## WORK REQUIRED
Write out all lines holding the word "draw".
--- Begin ---
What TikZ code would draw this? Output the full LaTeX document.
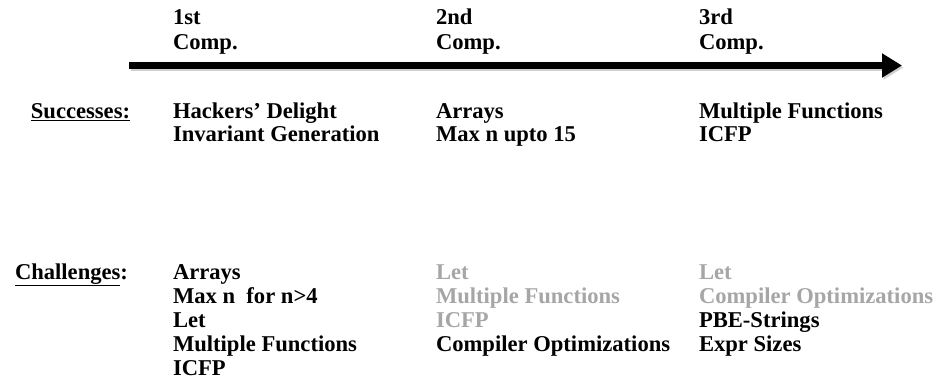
\documentclass[tikz,border=0pt]{standalone}
\usepackage{fontspec}
\setmainfont{Liberation Serif}
\usetikzlibrary{arrows.meta}
\definecolor{fadegray}{RGB}{166,166,166}
\definecolor{shadowgray}{RGB}{150,150,150}
\begin{document}
\begin{tikzpicture}[x=1pt,y=-1pt,
  txt/.style={anchor=base west,inner sep=0pt,outer sep=0pt,font=\fontsize{22.6}{24}\selectfont\bfseries},
  lbl/.style={anchor=base,inner sep=0pt,outer sep=0pt,font=\fontsize{22.6}{24}\selectfont\bfseries},
  faded/.style={txt,text=fadegray},
  timeline/.style={line width=7pt,-{Triangle[length=20pt,width=23pt]}}]
\useasboundingbox (0,0) rectangle (939,386);
% header
\node[txt] (h1a) at (173,24.5) {1st};
\node[txt] (h1b) at (173,49.5) {Comp.};
\node[txt] (h2a) at (436,24.5) {2nd};
\node[txt] (h2b) at (436,49.5) {Comp.};
\node[txt] (h3a) at (699,24.5) {3rd};
\node[txt] (h3b) at (699,49.5) {Comp.};
% arrow
\coordinate (as) at (129,65.5);
\coordinate (ae) at (902,65.5);
\coordinate (ass) at (130.5,67.5);
\coordinate (aes) at (903.5,67.5);
\draw[timeline,draw=shadowgray,fill=shadowgray,opacity=0.45] (ass) -- (aes);
\draw[timeline] (as) -- (ae);
% successes
\node[lbl] (succ) at (80.5,118.3) {\underline{Successes:}};
\node[txt] (s1a) at (173,118.3) {Hackers’ Delight};
\node[txt] (s1b) at (173,141.7) {Invariant Generation};
\node[txt] (s2a) at (436,118.3) {Arrays};
\node[txt] (s2b) at (436,141.7) {Max n upto 15};
\node[txt] (s3a) at (699,118.3) {Multiple Functions};
\node[txt] (s3b) at (699,141.7) {ICFP};
% challenges
\node[lbl] (chal) at (71.5,279) {\underline{Challenges}:};
\node[txt] (c1a) at (173,279) {Arrays};
\node[txt] (c1b) at (173,303) {Max n\ \ for n>4};
\node[txt] (c1c) at (173,327) {Let};
\node[txt] (c1d) at (173,351) {Multiple Functions};
\node[txt] (c1e) at (173,375) {ICFP};
\node[faded] (c2a) at (436,279) {Let};
\node[faded] (c2b) at (436,303) {Multiple Functions};
\node[faded] (c2c) at (436,327) {ICFP};
\node[txt] (c2d) at (436,351) {Compiler Optimizations};
\node[faded] (c3a) at (699,279) {Let};
\node[faded] (c3b) at (699,303) {Compiler Optimizations};
\node[txt] (c3c) at (699,327) {PBE-Strings};
\node[txt] (c3d) at (699,351) {Expr Sizes};
\end{tikzpicture}
\end{document}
--- End ---
## PROBLEM SOLUTION
What TikZ code would draw this? Output the full LaTeX document.
\draw[timeline,draw=shadowgray,fill=shadowgray,opacity=0.45] (ass) -- (aes);
\draw[timeline] (as) -- (ae);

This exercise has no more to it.